-- Given data start --

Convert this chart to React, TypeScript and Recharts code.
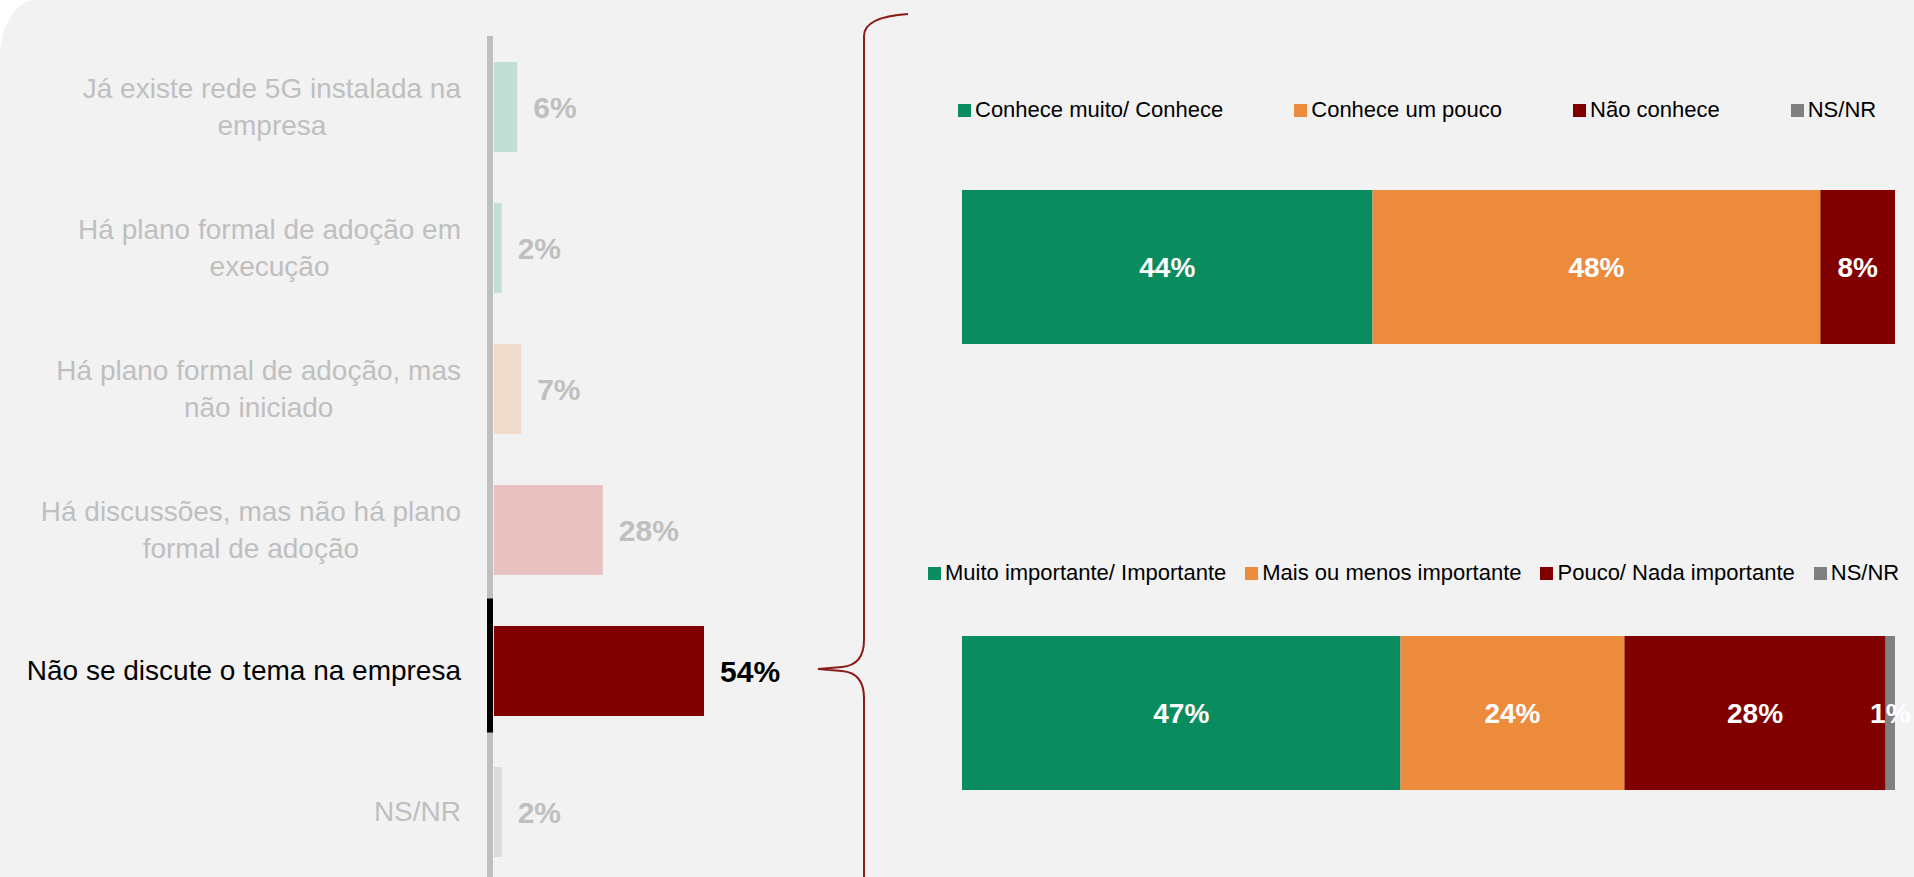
import React from 'react';
import { BarChart, Bar, XAxis, YAxis, Cell, LabelList, Legend } from 'recharts';

// situação da discussão sobre 5G na empresa
const situacoes = [
  'Já existe rede 5G instalada na\nempresa',
  'Há plano formal de adoção em\nexecução',
  'Há plano formal de adoção, mas\nnão iniciado',
  'Há discussões, mas não há plano\nformal de adoção',
  'Não se discute o tema na empresa',
  'NS/NR',
];
const situacaoValores = [6, 2, 7, 28, 54, 2];
const situacaoCores = ['#c3ded4', '#c3ded4', '#f0dccd', '#e8c1c1', '#800000', '#dcdcdc'];
const destaque = 'Não se discute o tema na empresa';

// conhecimento e importância (entre quem não discute o tema)
const conhecimentoSeries = ['Conhece muito/ Conhece', 'Conhece um pouco', 'Não conhece', 'NS/NR'];
const conhecimentoValores = [44, 48, 8, 0];
const importanciaSeries = ['Muito importante/ Importante', 'Mais ou menos importante', 'Pouco/ Nada importante', 'NS/NR'];
const importanciaValores = [47, 24, 28, 1];
const seriesCores = ['#088c60', '#ec8b3c', '#800000', '#808080'];

const FONTE = "'Liberation Sans', Arial, sans-serif";
const CINZA = '#bfbfbf';
const MARGEM_TICK = 29;

let ctx: CanvasRenderingContext2D | null = null;
const medir = (t: string, font: string) => {
  if (!ctx) ctx = document.createElement('canvas').getContext('2d');
  ctx!.font = font;
  return ctx!.measureText(t).width;
};

const TickSituacao = (props: any) => {
  const { x, y, payload } = props;
  const texto: string = payload.value;
  const linhas = texto.split('\n');
  const ativo = texto === destaque;
  const largura = Math.max(...linhas.map((l) => medir(l, `28px ${FONTE}`)));
  const cx = x - largura / 2;
  const topo = y - ((linhas.length - 1) * 37) / 2;
  return (
    <g>
      {/* trecho preto do eixo na categoria em destaque */}
      {ativo && <rect x={x + MARGEM_TICK - 3} y={y - 72} width={6} height={134} fill="#000" />}
      <text textAnchor="middle" fill={ativo ? '#000' : CINZA} fontSize={28} fontFamily={FONTE}>
        {linhas.map((l, i) => (
          <tspan key={i} x={cx} y={topo + i * 37} dy="0.35em">
            {l}
          </tspan>
        ))}
      </text>
    </g>
  );
};

const RotuloSituacao = (props: any) => {
  const { x, y, width, height, value, index } = props;
  const ativo = situacoes[index] === destaque;
  return (
    <text
      x={x + width + 16}
      y={y + height / 2}
      dy="0.35em"
      fontSize={30}
      fontWeight="bold"
      fontFamily={FONTE}
      fill={ativo ? '#000' : CINZA}
    >
      {value}%
    </text>
  );
};

const RotuloSegmento = (props: any) => {
  const { x, y, width, height, value } = props;
  if (!value) return null;
  return (
    <text
      x={x + width / 2}
      y={y + height / 2}
      dy="0.35em"
      textAnchor="middle"
      fontSize={28}
      fontWeight="bold"
      fontFamily={FONTE}
      fill="#fff"
    >
      {value}%
    </text>
  );
};

type LegendaProps = { series: string[]; gap: number };
const Legenda = ({ series, gap }: LegendaProps) => (
  <div style={{ display: 'flex', gap, fontFamily: FONTE, fontSize: 22, color: '#000', whiteSpace: 'nowrap' }}>
    {series.map((s, i) => (
      <div key={s} style={{ display: 'flex', alignItems: 'center', gap: 4 }}>
        <span style={{ width: 13, height: 13, background: seriesCores[i], display: 'inline-block' }} />
        <span>{s}</span>
      </div>
    ))}
  </div>
);

type EmpilhadaProps = {
  series: string[];
  valores: number[];
  top: number;
  barTop: number;
  legendaTop: number;
  legendaLeft: number;
  gap: number;
};
const ALTURA = 440;
const BARRA = 154;
const FAIXA = 200; // altura da área de plotagem, maior que a barra
const BarraEmpilhada = ({ series, valores, top, barTop, legendaTop, legendaLeft, gap }: EmpilhadaProps) => {
  const dados = [{ g: 'total', ...Object.fromEntries(valores.map((v, i) => [`v${i}`, v])) }];
  const mTop = barTop - top - (FAIXA - BARRA) / 2;
  return (
    <div style={{ position: 'absolute', left: 900, top }}>
      <BarChart
        width={1014}
        height={ALTURA}
        data={dados}
        layout="vertical"
        barCategoryGap="0%"
        margin={{ top: mTop, right: 19, bottom: ALTURA - mTop - FAIXA, left: 62 }}
      >
        <XAxis type="number" domain={[0, 100]} hide />
        <YAxis type="category" dataKey="g" hide />
        <Legend
          layout="horizontal"
          verticalAlign="middle"
          align="center"
          wrapperStyle={{ top: legendaTop, left: legendaLeft, width: 'auto', height: 'auto' }}
          content={() => <Legenda series={series} gap={gap} />}
        />
        {series.map((s, i) => (
          <Bar key={s} dataKey={`v${i}`} name={s} stackId="a" fill={seriesCores[i]} barSize={BARRA} isAnimationActive={false}>
            <LabelList dataKey={`v${i}`} content={<RotuloSegmento />} />
          </Bar>
        ))}
      </BarChart>
    </div>
  );
};

export default function App() {
  const dados = situacoes.map((nome, i) => ({ nome, valor: situacaoValores[i] }));
  return (
    <div style={{ position: 'absolute', left: 0, top: 0, width: 1914, height: 877, background: '#fff', overflow: 'hidden' }}>
      <div style={{ position: 'absolute', inset: 0, background: '#f2f2f2', borderTopLeftRadius: '36px 56px' }} />
      <div style={{ position: 'absolute', left: 0, top: 0 }}>
        <BarChart width={900} height={882} data={dados} layout="vertical" margin={{ top: 36, right: 17, bottom: 0, left: 0 }}>
          <XAxis type="number" domain={[-1, 100]} hide />
          <YAxis
            type="category"
            dataKey="nome"
            width={490}
            interval={0}
            axisLine={{ stroke: CINZA, strokeWidth: 6 }}
            tickLine={false}
            tickSize={0}
            tickMargin={MARGEM_TICK}
            tick={<TickSituacao />}
          />
          <Bar dataKey="valor" barSize={90} isAnimationActive={false}>
            {dados.map((d, i) => (
              <Cell key={d.nome} fill={situacaoCores[i]} />
            ))}
            <LabelList dataKey="valor" content={<RotuloSituacao />} />
          </Bar>
        </BarChart>
      </div>
      <BarraEmpilhada series={conhecimentoSeries} valores={conhecimentoValores} top={0} barTop={190} legendaTop={97} legendaLeft={58} gap={71} />
      <BarraEmpilhada series={importanciaSeries} valores={importanciaValores} top={430} barTop={636} legendaTop={130} legendaLeft={28} gap={19} />
      <svg width={1914} height={877} style={{ position: 'absolute', left: 0, top: 0, pointerEvents: 'none' }}>
        <path
          d="M 864 877 L 864 698 Q 864 673 842 671 L 818 669 L 842 667 Q 864 665 864 640 L 864 36 Q 864 17 908 14"
          fill="none"
          stroke="#8b1a1a"
          strokeWidth={2}
        />
      </svg>
    </div>
  );
}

-- Given data end --

### Task statement:
Skip the pictures, please, and transcribe only the lines from the beginning of the material through the one that contains "Cell, LabelList, Legend".

### Solution to the problem:
Convert this chart to React, TypeScript and Recharts code.
import React from 'react';
import { BarChart, Bar, XAxis, YAxis, Cell, LabelList, Legend } from 'recharts';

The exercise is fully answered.